ITD NEWS— Pakar hukum pidana Universitas Trisakti, Abdul Fickar Hadjar mengkritisi pemberian remisi khusus Idul Fitri kepada 208 nara pidana korupsi di Lembaga Permasyarakatan (Lapas) Sukamiskin, Bandung. Remisi kepada para napi koruptor termasuk Setya Novanto (Setnov) dinilai tidak pantas dan tidak sah.
“Karena itu seharusnya pembatasan remisi terhadap kejahatan tertentu termasuk korupsi tetap bisa dilanjutkan. Dan pemberian remisi terhadap SN (Setya Novanto) harus dianggap tidak sah,” ungkap Fickar dilansir dari inilahcom, Ahad, 23 April 2023.
Berdasarkan kebijakan pemerintah tersebut, Setnov mendapatkan remisi khusus 1 bulan, artinya vonis hukuman terhadap Setnov yang jika dihitung rata baru akan selesai pada tahun 2033 itu dikorting 1 bulan. Namun dengan remisi, kemudian masa tahanan selama penyidikan dan penuntutan maka vonis terhadap Setnov tidak akan murni 15 tahun.
Fickar mengungkapkan syarat kelakuan baik yang seharusnya dimiliki oleh Setnov bahkan tidak dipenuhi oleh yang bersangkutan. Salah satunya dengan dipergokinya Setnov berbelanja material bangunan padahal izin keluar dilakukan dengan dalih izin berobat.
Ia menduga pemberian vonis khusus yang diterima oleh Setnov erat kaitannya dengan adanya praktik suap.
“Jadi sangat mungkin juga dipengaruhi oleh faktor-faktor yang subjektif termasuk kemungkinan terjadinya suap, tetap yang menentukan adalah Dirjen Lapasnya dan Menkumhamnya,” ujar Fickar.
Fickar menuturkan bagaimana undang-undang terkait hak napi di Indonesia masih tumpang tindih. Tindakan tegas dari Menkumham sangat diperlukan dalam penegakan hukum yang setimpal kepada napi koruptor.
“Jadi masalahnya lebih pada konsistensi pelaksanaannya karena itu pengawasan dan tindakan tegas Menkumham yang diperlukan,” tandasnya.

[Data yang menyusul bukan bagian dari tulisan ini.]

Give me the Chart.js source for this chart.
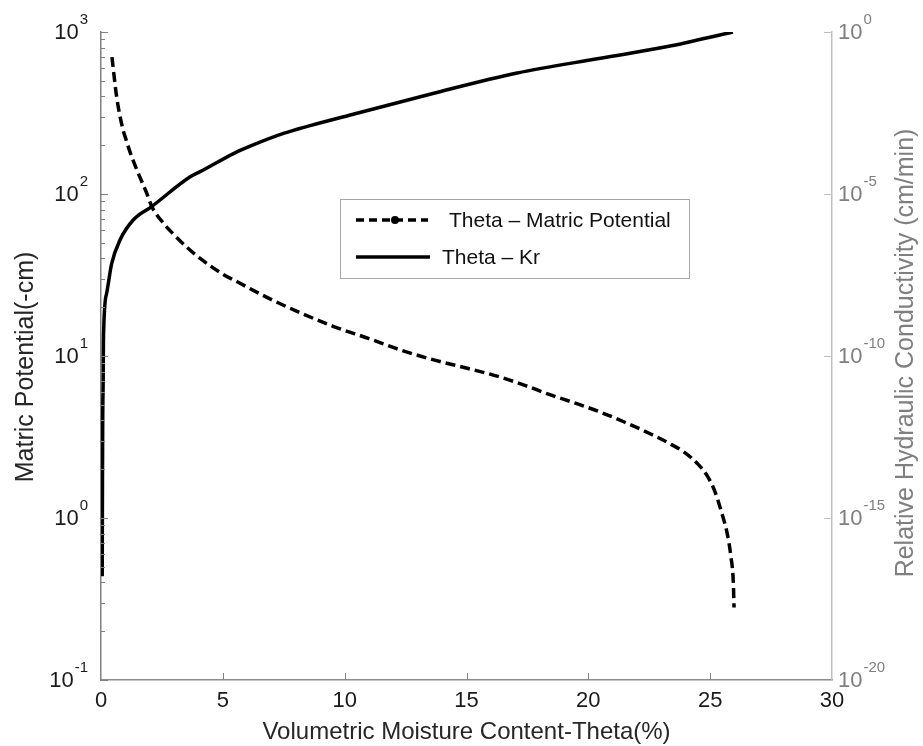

Keterlibatan Setnov dalam korupsi E-KTP sebagaimana dilansir dari kompascom (4/2/2022) ialah dalam hal pengaturan anggaran E-KTP yang saat itu mencapai Rp 5,9 triliun. Hal ini terungkap dalam sidang dakwaan yang dibacakan oleh jaksa KPK dalam sidang di Pengadilan Tipikor pada 9 Maret 2017 silam.
Setnov divonis oleh hakim Pengadilan Tipikor dengan sanksi pidana 15 tahun penjara dengan denda Rp 500juta atau subsider pidana kurungan selama 3 bulan penjara.
“Menyatakan terdakwa Setya Novanto telah terbukti secara sah dan meyakinkan menurut hukum bersalah secara bersama-sama melakukan tindak pidana korupsi,” ujar ketua majelis hakim Yanto membacakan amar putusannya dalam sidang di Pengadilan Tipikor Jakarta, Jalan Bungur Besar Raya, Jakarta Pusat, Selasa, dilansir dari detikcom, 24 April 2018.
“Menjatuhkan pidana terhadap terdakwa Setya Novanto berupa pidana penjara selama 15 tahun dan pidana denda sejumlah Rp 500 juta, dengan ketentuan apabila denda tersebut tidak dibayar diganti dengan pidana kurungan selama 3 bulan,” tegasnya.
Dalam perkembangan kasusnya Setno tidak tinggal diam, ia bahkan telah mengajukan Peninjauan Kembali (PK) ke Mahkamah Agung (MA). Namun PK yang diajukan sejak 2019 itu belum juga diputuskan. (kukuh)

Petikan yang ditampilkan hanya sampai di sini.